Early life and education

Taylor was born in the United States.[1] She graduated from West Linn High School in West Linn, Oregon.[2] She graduated from Webster University in St. Louis with a bachelor's degree in violin performance.[2] In 2009 she received a PhD from the University of Western Sydney School of Communication Arts with a concentration in musicology, ornithology, and composition.[1][2]

Work

Composition and performance

Taylor played with the Oregon Symphony while still a teenager.[3][4] She was the 1982 Oregon Old Time Fiddle Champion.[5] During the 1980s and 1990s she headed the Hollis Taylor Band, an acoustic country trio, and was a member of other groups.[5][6][7] She became concertmaster at Wolf Trap.[4]

Файл:Pied butcherbird 7th Brigade Park Chermside P1070148.jpg
Pied butcherbird

Since 2005, Taylor has recorded the song of the pied butcherbird, an Australian songbird known for its unusually complex and beautiful singing, and used it to compose Absolute Bird: Concerto for Recorder and Orchestra, which was performed in 2017 by the Adelaide Symphony Orchestra.[8][9] She co-composed with Jon Rose Bitter Springs Creek 2014, which featured butcherbird songs she recorded in the MacDonnell Ranges in 2014[10]

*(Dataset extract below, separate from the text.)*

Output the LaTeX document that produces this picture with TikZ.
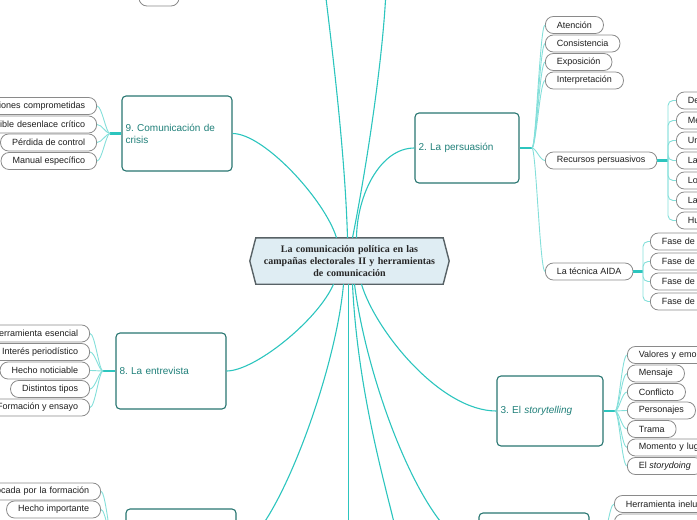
\documentclass[tikz,border=0pt]{standalone}
\usepackage{fontspec}
\setmainfont{Liberation Sans}
\newfontfamily\titlefont{Liberation Serif}
\usepackage{tikz}
\usetikzlibrary{backgrounds}
\frenchspacing
\definecolor{linkteal}{RGB}{44,197,190}
\definecolor{twigteal}{RGB}{132,223,218}
\definecolor{topicline}{RGB}{40,118,113}
\definecolor{topictext}{RGB}{32,128,122}
\definecolor{rootfill}{RGB}{223,237,243}
\definecolor{rootline}{RGB}{88,98,102}
\definecolor{leafline}{RGB}{138,138,138}
\definecolor{leaftext}{RGB}{30,30,30}

\begin{document}
\begin{tikzpicture}[x=1pt,y=-1pt,
  rootbox/.style={minimum width=187pt,minimum height=46pt,text width=175pt,align=center,inner sep=0pt,font=\titlefont\bfseries\fontsize{10}{12}\selectfont,text=black!85},
  topicbox/.style={draw=topicline,line width=1.1pt,rounded corners=4pt,fill=white,align=left,text=topictext,inner xsep=3.5pt,font=\fontsize{10}{12}\selectfont},
  leafbox/.style={draw=leafline,line width=0.8pt,rounded corners=8pt,fill=white,minimum height=17pt,inner xsep=11.5pt,inner ysep=0pt,text=leaftext,font=\fontsize{9}{11}\selectfont},
  mainlink/.style={draw=linkteal,line width=1.1pt},
  leaflink/.style={draw=twigteal,line width=0.9pt},
  stemlink/.style={draw=linkteal,line width=2.2pt}]
\useasboundingbox (0,0) rectangle (697,520);
\clip (0,0) rectangle (697,520);

\node[rootbox] (root) at (349.5,261) {La comunicación política en las\\campañas electorales II y herramientas\\de comunicación};
\begin{pgfonlayer}{background}
\path[fill=rootfill,draw=rootline,line width=1.4pt] (root.north west) -- (root.north east) -- ([xshift=6pt]root.east) -- (root.south east) -- (root.south west) -- ([xshift=-6pt]root.west) -- cycle;
\end{pgfonlayer}

\node[topicbox,text width=103pt,minimum height=75pt] (crisis) at (177,133.5) {9. Comunicación de\\crisis};
\node[topicbox,text width=97pt,minimum height=70pt] (persuasion) at (467,148) {2. La persuasión};
\node[topicbox,text width=99pt,minimum height=70pt] (story) at (550,411) {3. El \textit{storytelling}};
\node[topicbox,text width=103pt,minimum height=76pt] (interview) at (171,371) {8. La entrevista};
\node[topicbox,text width=103pt,minimum height=76pt] (southwest) at (181,547) {};
\node[topicbox,text width=103pt,minimum height=70pt] (southeast) at (534,548) {};

\node[leafbox,minimum width=40pt] (topleaf) at (159,-2.5) {};

\node[leafbox,anchor=east,text width=110pt,align=right] (c1) at (97,106) {iones comprometidas};
\node[leafbox,anchor=east,text width=110pt,align=right] (c2) at (97,124.5) {ible desenlace crítico};
\node[leafbox,anchor=east] (c3) at (97,142.5) {Pérdida de control};
\node[leafbox,anchor=east] (c4) at (97,161) {Manual específico};

\node[leafbox,anchor=west] (p1) at (545,25) {Atención};
\node[leafbox,anchor=west] (p2) at (545,43.5) {Consistencia};
\node[leafbox,anchor=west] (p3) at (545,62) {Exposición};
\node[leafbox,anchor=west] (p4) at (545,80.5) {Interpretación};
\node[leafbox,anchor=west] (recursos) at (545,160.5) {Recursos persuasivos};
\node[leafbox,anchor=west] (aida) at (545,271.5) {La técnica AIDA};

\node[leafbox,anchor=west,text width=40pt,align=left] (r1) at (676,100.5) {De};
\node[leafbox,anchor=west,text width=40pt,align=left] (r2) at (676,120.5) {Me};
\node[leafbox,anchor=west,text width=40pt,align=left] (r3) at (676,140.5) {Un};
\node[leafbox,anchor=west,text width=40pt,align=left] (r4) at (676,160.5) {La};
\node[leafbox,anchor=west,text width=40pt,align=left] (r5) at (676,180.5) {Lo};
\node[leafbox,anchor=west,text width=40pt,align=left] (r6) at (676,200.5) {La};
\node[leafbox,anchor=west,text width=40pt,align=left] (r7) at (676,220.5) {Hu};

\node[leafbox,anchor=west,text width=60pt,align=left] (a1) at (650,241.5) {Fase de};
\node[leafbox,anchor=west,text width=60pt,align=left] (a2) at (650,261.5) {Fase de};
\node[leafbox,anchor=west,text width=60pt,align=left] (a3) at (650,281.5) {Fase de};
\node[leafbox,anchor=west,text width=60pt,align=left] (a4) at (650,301.5) {Fase de};

\node[leafbox,anchor=west,text width=80pt,align=left] (s1) at (627,355) {Valores y emo};
\node[leafbox,anchor=west] (s2) at (627,373.5) {Mensaje};
\node[leafbox,anchor=west] (s3) at (627,392) {Conflicto};
\node[leafbox,anchor=west] (s4) at (627,410.5) {Personajes};
\node[leafbox,anchor=west] (s5) at (627,429) {Trama};
\node[leafbox,anchor=west,text width=80pt,align=left] (s6) at (627,447.5) {Momento y lug};
\node[leafbox,anchor=west] (s7) at (627,466) {El \textit{storydoing}};

\node[leafbox,anchor=east,text width=100pt,align=right] (i1) at (90,333.5) {erramienta esencial};
\node[leafbox,anchor=east] (i2) at (90,352) {Interés periodístico};
\node[leafbox,anchor=east] (i3) at (90,370.5) {Hecho noticiable};
\node[leafbox,anchor=east] (i4) at (90,389) {Distintos tipos};
\node[leafbox,anchor=east] (i5) at (90,407.5) {Formación y ensayo};

\node[leafbox,anchor=east,text width=110pt,align=right] (w1) at (101,491.5) {ocada por la formación};
\node[leafbox,anchor=east] (w2) at (101,509.5) {Hecho importante};

\node[leafbox,anchor=west,text width=100pt,align=left] (e1) at (614,504) {Herramienta inelu};
\node[leafbox,anchor=west,text width=100pt] (e2) at (614,522.5) {};

\coordinate (up1) at (325,-10);
\coordinate (up2) at (386,-10);
\coordinate (down1) at (348.5,530);
\coordinate (down2) at (398,540);

\draw[mainlink] ([xshift=-13pt]root.north) .. controls (325,200) and (264,133.5) .. (crisis.east);
\draw[mainlink] ([xshift=7pt]root.north) .. controls (357,195) and (380,148) .. (persuasion.west);
\draw[mainlink] ([xshift=-2pt]root.north) .. controls (345,150) and (331,40) .. (up1);
\draw[mainlink] ([xshift=3pt]root.north) .. controls (366,170) and (383,60) .. (up2);
\draw[mainlink] ([xshift=-16pt]root.south) .. controls (318,320) and (255,371) .. (interview.east);
\draw[mainlink] ([xshift=-6pt]root.south) .. controls (335,380) and (270,547) .. (southwest.east);
\draw[mainlink] ([xshift=-1pt]root.south) -- (down1);
\draw[mainlink] ([xshift=3pt]root.south) .. controls (358,400) and (390,500) .. (down2);
\draw[mainlink] ([xshift=5pt]root.south) .. controls (368,390) and (430,548) .. (southeast.west);
\draw[mainlink] ([xshift=12pt]root.south) .. controls (375,330) and (440,411) .. (story.west);

\coordinate (jcrisis) at (110,133.5);
\coordinate (jpersuasion) at (532,148);
\coordinate (jrecursos) at (668,160.5);
\coordinate (jaida) at (643,271.5);
\coordinate (jstory) at (615,411);
\coordinate (jinterview) at (103,371);
\coordinate (jsouthwest) at (114,547);
\coordinate (jsoutheast) at (601,548);

\draw[stemlink] (crisis.west) -- (jcrisis);
\draw[stemlink] (persuasion.east) -- (jpersuasion);
\draw[stemlink] (recursos.east) -- (jrecursos);
\draw[stemlink] (aida.east) -- (jaida);
\draw[stemlink] (story.east) -- (jstory);
\draw[stemlink] (interview.west) -- (jinterview);
\draw[stemlink] (southwest.west) -- (jsouthwest);
\draw[stemlink] (southeast.east) -- (jsoutheast);

\foreach \n in {c1,c2,c3,c4}
  \draw[leaflink] (jcrisis) .. controls +(-4,0) and +(5,0) .. (\n.east);
\foreach \n in {p1,p2,p3,p4,recursos,aida}
  \draw[leaflink] (jpersuasion) .. controls +(4,0) and +(-5,0) .. (\n.west);
\foreach \n in {r1,r2,r3,r4,r5,r6,r7}
  \draw[leaflink,rounded corners=5pt] (jrecursos) |- (\n.west);
\foreach \n in {a1,a2,a3,a4}
  \draw[leaflink,rounded corners=5pt] (jaida) |- (\n.west);
\foreach \n in {s1,s2,s3,s4,s5,s6,s7}
  \draw[leaflink] (jstory) .. controls +(4,0) and +(-5,0) .. (\n.west);
\foreach \n in {i1,i2,i3,i4,i5}
  \draw[leaflink] (jinterview) .. controls +(-4,0) and +(5,0) .. (\n.east);
\foreach \n in {w1,w2}
  \draw[leaflink] (jsouthwest) .. controls +(-4,0) and +(5,0) .. (\n.east);
\foreach \n in {e1,e2}
  \draw[leaflink] (jsoutheast) .. controls +(4,0) and +(-5,0) .. (\n.west);
\end{tikzpicture}
\end{document}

In 2017, she produced a double album, Absolute Bird, which featured birdsong, cane toad, and other field recordings.[11][12]

Academic research

According to the Sydney Morning Herald, Taylor "established that not only is it possible to identify individual birds by their calls but that those calls evolve over time."[10] She has argued that birdsong is music; traditional musicology excludes anything not created by humans.[12] Taylor argues that the song of the pied butcherbird, in addition to being a form of communication, has an aesthetic character, with technique and inventiveness similar to human compositions, and that along with behavioral evidence supports the conclusion that birds have an aesthetic sensibility which may be analogous to that of humans.[12][13]

In 2019, Taylor was appointed an Australia Research Council Future Fellow at Macquarie University.[2]

Books

Personal life

Taylor has lived in Sydney since 2002.[1] She has both US and Australian citizenship.[2] Her partner is Jon Rose.[15][16]